If such a dispute cannot thus be settled through diplomatic channels, it shall, upon the request of either Contracting Party, be submitted to a special arbitral tribunal.

3- 3-  Unless the two contracting parties agree on a specific arbitration mechanism. The arbitral tribunal formed in for each case separately in the following manner: within two months from the date receiving the arbitration request each Contracting Party shall appoint one arbitrator and these two arbitrators shall nominate a chairman for the arbitral tribunal who shall be a national of a third state. When the two contracting parties approved him, and the arbitral tribunal shall be appointed within two months from the appointment of the two other members.

4- If within any of the periods specified in paragraph (3) of this article the necessary appointments of the arbitral tribunal members have not been made, either Contracting Party may invite the president of the International Court of Justice to make any necessary appointments, unless he is a national of either Contracting Party or if he is otherwise prevented from discharging this function, the Vice-president of the International Court of Justice shall be invited to make the necessary appointments, if he is a national of either Contracting Party or if he Other wise prevented from discharging this function the most senior member of the international court of justice who is not a national of either contracting party to make the necessary appointments.

5- The arbitral tribunal decisions shall be reached by majority of votes, and such decisions shall be final and binding for each Contracting Party and each Contracting Party shall bear the cost of the arbitrator it has appointed and of its representation. The cost of the Chairman and the remaining costs shall be borne equally by the Contracting Parties However, the arbitral tribunal may include in its decision order to either contracting party to bear a higher rate of the cost, and such decision shall be binding upon the two contracting parties and the arbitral tribunal shall determine its own procedures.

Article 8. Transfer of Rights

Where one Contracting Party has granted any financial security for any of his investors in respect of an investment, then, the other Contracting party without prejudice to the rights of the first Contracting party mentioned in article (6), shall recognize the transfer of any rights or ownership of the first Contracting Party and for the first Contracting Party to substitute national or company in the right or the ownership.

Article 9. Application Scope on Investments

This Agreement apply to investments invested or to be invested by investors from either Contracting party in the territory of the other Contracting party effective from the first of January 1957 according to its legislations, laws and regulations prior to the effective date of this Agreement shall have no effect on disputes occurred prior to the date of its entry into force.

Article 10. Entry Into Force Duration and Termination

1- This Agreement shall enter into force thirty days after the receipt of the later of notifications showing the completion of both parties the constitutional requirements required for the entry into force of this Agreement.

2. This agreement shall remain in force for ten years and shall be extended tacitly for further similar period unless terminated according to paragraph three of this article.

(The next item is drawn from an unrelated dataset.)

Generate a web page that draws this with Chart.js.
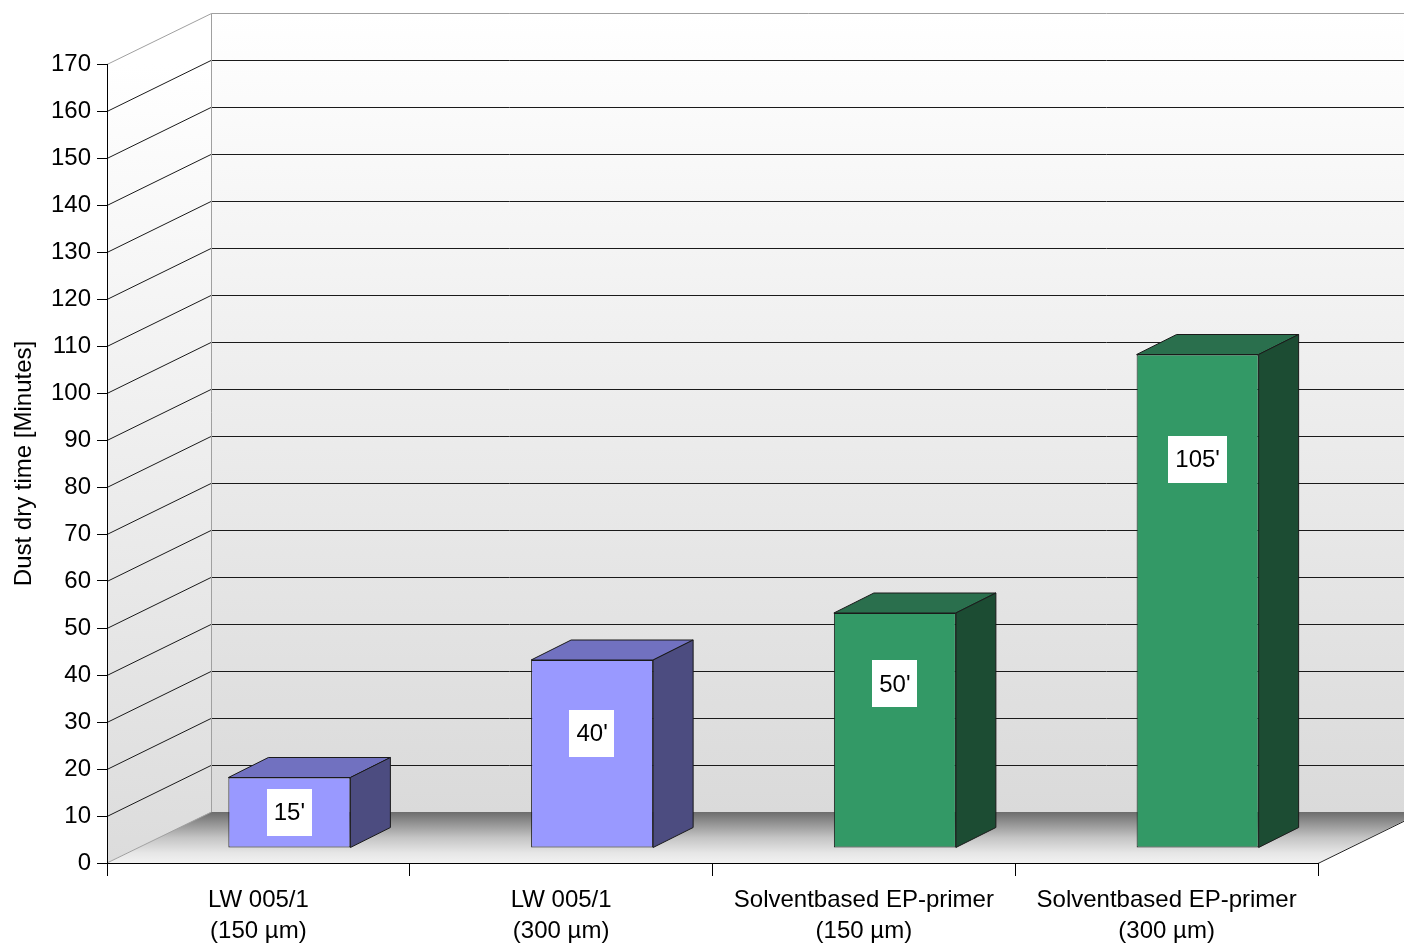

3. Each Contracting Party has the right to terminate this agreement at the end of its duration or at any time after the expiry of the initial ten years period by a written notice served to the other Contracting party one year prior to the intended termination date.

Conclusion

In witness whereof the under signed, being duly authorized thereto by their respective Governments have signed this convention.

Done in two originals in Arabic, both texts being equally authentic, in Tunis on 27th of April 1995.

For the Government of The Hashemite Kingdom of Jordan

Eng. Ali Abu Al-Raghib

Minster of Industry and Trade

For the Government of The Republic of Tunisia

Moh'd Al Ganoshi

Minister of International Cooperation and Foreign Investment.